- **Short task**
Each line of the material below that holds the word "chart" needs to be copied.

- **Records for the task**
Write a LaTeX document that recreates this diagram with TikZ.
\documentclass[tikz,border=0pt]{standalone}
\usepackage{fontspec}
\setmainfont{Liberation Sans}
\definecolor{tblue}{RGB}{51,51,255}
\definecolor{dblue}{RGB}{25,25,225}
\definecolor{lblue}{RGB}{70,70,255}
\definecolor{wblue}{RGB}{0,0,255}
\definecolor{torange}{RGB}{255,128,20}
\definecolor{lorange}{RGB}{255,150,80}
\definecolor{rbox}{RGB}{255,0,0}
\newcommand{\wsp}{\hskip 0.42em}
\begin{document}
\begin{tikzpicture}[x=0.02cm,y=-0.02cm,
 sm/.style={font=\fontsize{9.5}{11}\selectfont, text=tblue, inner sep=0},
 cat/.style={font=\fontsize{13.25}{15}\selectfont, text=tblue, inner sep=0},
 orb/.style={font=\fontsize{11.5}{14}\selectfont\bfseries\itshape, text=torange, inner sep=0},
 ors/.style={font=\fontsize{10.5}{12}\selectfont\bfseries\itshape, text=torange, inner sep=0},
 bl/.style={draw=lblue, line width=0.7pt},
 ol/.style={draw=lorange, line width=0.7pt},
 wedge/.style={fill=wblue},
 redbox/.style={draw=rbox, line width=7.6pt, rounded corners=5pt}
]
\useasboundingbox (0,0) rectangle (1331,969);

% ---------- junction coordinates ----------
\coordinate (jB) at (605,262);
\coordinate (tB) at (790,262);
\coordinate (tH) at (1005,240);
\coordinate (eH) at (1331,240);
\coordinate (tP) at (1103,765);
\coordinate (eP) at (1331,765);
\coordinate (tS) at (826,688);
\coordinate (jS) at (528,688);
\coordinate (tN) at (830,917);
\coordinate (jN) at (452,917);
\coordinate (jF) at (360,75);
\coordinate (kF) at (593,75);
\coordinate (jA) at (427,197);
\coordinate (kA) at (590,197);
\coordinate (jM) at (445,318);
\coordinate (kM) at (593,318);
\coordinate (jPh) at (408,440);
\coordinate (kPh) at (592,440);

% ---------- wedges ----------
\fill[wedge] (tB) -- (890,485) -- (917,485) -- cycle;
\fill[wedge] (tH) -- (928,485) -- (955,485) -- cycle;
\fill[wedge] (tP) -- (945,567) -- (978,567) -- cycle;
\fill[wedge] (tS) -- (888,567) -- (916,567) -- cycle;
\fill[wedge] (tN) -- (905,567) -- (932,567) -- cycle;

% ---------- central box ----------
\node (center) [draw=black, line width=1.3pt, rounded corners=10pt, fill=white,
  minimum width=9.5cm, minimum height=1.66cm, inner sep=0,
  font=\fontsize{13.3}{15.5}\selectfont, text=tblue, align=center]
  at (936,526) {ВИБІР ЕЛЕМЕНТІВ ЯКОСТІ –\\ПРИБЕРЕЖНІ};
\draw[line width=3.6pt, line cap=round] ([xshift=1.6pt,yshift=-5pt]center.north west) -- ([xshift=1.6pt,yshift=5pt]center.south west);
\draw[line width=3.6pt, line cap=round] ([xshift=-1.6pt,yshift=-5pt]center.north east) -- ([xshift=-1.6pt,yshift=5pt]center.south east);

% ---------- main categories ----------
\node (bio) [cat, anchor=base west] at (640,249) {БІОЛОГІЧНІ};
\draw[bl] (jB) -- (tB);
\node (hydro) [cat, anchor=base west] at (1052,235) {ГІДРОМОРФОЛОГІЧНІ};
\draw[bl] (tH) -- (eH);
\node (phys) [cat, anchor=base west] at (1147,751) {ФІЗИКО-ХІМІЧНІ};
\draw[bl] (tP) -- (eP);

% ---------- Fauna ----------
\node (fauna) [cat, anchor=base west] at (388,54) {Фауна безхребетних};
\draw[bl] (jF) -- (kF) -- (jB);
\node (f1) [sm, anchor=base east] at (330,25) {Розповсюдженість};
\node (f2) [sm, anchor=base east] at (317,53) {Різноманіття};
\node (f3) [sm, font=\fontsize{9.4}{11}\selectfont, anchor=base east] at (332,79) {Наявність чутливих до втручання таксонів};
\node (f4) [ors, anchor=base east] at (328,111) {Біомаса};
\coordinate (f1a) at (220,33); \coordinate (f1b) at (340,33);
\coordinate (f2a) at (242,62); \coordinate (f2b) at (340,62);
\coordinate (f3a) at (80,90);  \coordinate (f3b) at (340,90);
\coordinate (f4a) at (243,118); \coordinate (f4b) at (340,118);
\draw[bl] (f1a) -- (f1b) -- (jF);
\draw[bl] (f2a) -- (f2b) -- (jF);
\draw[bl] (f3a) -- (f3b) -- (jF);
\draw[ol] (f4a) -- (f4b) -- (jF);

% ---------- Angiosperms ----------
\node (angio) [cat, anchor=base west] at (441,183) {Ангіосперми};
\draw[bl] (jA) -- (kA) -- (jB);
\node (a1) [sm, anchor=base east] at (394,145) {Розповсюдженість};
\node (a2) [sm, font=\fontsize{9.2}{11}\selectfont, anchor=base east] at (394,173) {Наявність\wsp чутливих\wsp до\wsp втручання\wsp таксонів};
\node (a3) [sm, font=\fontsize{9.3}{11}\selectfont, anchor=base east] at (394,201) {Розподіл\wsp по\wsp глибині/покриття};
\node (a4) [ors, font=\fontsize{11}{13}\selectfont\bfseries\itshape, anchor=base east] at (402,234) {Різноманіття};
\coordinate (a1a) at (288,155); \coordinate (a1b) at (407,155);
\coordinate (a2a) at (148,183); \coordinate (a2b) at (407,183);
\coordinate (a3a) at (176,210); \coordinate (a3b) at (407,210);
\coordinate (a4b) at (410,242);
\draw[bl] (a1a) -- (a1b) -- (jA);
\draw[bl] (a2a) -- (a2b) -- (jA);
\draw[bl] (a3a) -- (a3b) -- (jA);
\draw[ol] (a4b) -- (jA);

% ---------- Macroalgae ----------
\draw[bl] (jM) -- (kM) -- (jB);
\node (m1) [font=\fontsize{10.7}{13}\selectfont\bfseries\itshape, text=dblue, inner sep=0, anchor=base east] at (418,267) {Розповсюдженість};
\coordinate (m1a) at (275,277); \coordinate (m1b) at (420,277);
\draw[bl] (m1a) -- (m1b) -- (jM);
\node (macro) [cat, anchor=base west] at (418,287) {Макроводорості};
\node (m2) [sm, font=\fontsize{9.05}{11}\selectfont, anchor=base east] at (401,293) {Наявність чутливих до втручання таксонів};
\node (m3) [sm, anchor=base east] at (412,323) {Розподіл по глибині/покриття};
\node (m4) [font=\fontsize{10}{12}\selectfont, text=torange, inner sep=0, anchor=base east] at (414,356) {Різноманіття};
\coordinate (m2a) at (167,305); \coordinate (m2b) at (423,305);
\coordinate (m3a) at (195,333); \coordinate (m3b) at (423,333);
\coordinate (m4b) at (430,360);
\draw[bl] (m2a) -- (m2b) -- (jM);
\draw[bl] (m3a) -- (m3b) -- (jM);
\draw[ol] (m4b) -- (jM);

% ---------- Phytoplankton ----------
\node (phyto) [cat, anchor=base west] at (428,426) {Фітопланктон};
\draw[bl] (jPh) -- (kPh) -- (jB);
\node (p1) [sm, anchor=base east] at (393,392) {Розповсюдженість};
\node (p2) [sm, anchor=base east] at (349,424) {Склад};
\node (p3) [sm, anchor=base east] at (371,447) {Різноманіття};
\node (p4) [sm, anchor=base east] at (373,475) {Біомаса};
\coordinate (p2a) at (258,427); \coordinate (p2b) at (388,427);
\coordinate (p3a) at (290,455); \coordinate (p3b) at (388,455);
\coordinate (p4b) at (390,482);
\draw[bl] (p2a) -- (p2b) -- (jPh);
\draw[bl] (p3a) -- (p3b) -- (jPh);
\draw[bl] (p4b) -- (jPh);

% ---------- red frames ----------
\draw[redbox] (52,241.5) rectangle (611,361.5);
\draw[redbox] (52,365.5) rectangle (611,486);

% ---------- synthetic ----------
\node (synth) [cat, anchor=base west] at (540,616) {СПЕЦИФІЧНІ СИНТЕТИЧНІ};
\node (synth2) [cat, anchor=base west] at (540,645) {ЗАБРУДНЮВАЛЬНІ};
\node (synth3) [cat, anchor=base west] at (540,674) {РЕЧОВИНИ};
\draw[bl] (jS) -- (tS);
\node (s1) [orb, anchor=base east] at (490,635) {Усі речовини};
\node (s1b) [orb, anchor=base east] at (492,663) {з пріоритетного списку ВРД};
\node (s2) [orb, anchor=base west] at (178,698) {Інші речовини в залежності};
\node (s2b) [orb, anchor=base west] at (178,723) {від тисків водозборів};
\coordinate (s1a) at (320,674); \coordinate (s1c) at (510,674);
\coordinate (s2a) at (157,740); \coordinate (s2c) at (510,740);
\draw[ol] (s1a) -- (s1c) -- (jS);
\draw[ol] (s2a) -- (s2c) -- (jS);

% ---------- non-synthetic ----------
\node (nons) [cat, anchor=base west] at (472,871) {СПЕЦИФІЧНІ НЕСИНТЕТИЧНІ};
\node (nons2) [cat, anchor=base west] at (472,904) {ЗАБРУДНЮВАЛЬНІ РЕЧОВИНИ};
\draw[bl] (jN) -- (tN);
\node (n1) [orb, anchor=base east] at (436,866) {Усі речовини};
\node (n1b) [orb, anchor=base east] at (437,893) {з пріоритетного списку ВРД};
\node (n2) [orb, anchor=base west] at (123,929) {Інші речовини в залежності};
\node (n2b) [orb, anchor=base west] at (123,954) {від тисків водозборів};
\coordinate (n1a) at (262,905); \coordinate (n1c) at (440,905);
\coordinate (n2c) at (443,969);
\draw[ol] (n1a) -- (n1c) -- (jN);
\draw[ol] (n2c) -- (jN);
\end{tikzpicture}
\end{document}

---

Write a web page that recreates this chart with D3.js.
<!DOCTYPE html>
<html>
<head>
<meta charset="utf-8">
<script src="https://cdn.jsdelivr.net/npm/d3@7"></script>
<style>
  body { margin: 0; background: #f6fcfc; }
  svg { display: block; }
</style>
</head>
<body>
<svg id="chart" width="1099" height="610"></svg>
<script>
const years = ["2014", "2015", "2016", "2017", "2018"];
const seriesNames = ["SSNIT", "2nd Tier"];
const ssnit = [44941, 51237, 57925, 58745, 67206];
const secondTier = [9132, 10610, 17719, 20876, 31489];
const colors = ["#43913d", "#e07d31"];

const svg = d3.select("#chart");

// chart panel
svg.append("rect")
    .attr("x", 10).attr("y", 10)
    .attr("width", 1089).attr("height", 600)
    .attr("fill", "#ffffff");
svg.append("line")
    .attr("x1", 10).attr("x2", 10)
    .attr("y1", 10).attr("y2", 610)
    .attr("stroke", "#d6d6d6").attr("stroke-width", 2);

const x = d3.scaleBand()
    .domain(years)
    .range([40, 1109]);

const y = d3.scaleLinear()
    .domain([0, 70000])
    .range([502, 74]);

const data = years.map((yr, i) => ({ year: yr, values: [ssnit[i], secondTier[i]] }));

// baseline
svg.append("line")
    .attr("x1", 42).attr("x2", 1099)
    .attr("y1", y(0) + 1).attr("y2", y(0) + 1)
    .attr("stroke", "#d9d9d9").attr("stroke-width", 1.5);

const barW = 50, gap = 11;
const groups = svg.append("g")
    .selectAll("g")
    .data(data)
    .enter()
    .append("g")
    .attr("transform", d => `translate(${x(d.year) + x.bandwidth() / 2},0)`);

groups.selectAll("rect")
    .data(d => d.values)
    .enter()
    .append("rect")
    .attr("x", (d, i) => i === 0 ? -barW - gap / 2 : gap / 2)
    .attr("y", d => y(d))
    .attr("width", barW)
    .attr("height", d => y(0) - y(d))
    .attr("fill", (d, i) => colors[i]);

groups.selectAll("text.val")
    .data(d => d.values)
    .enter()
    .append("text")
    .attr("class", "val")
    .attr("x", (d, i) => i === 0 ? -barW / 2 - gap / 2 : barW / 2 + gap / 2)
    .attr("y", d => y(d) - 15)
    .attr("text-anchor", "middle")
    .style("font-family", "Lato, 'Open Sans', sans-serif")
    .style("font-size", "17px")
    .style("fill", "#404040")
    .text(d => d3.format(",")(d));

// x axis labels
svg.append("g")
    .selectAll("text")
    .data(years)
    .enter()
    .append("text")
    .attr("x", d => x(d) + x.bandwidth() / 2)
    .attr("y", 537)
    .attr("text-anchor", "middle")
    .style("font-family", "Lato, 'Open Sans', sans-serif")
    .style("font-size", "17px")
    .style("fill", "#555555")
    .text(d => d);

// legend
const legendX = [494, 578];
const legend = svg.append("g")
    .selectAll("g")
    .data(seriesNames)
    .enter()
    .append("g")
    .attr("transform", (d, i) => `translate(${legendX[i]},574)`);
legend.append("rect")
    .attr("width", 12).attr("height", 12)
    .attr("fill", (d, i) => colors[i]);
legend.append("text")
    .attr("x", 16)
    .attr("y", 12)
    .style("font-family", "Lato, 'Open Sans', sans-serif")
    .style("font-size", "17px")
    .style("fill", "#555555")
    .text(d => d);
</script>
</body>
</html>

- **Reply to the task**
Write a web page that recreates this chart with D3.js.
<svg id="chart" width="1099" height="610"></svg>
const svg = d3.select("#chart");
// chart panel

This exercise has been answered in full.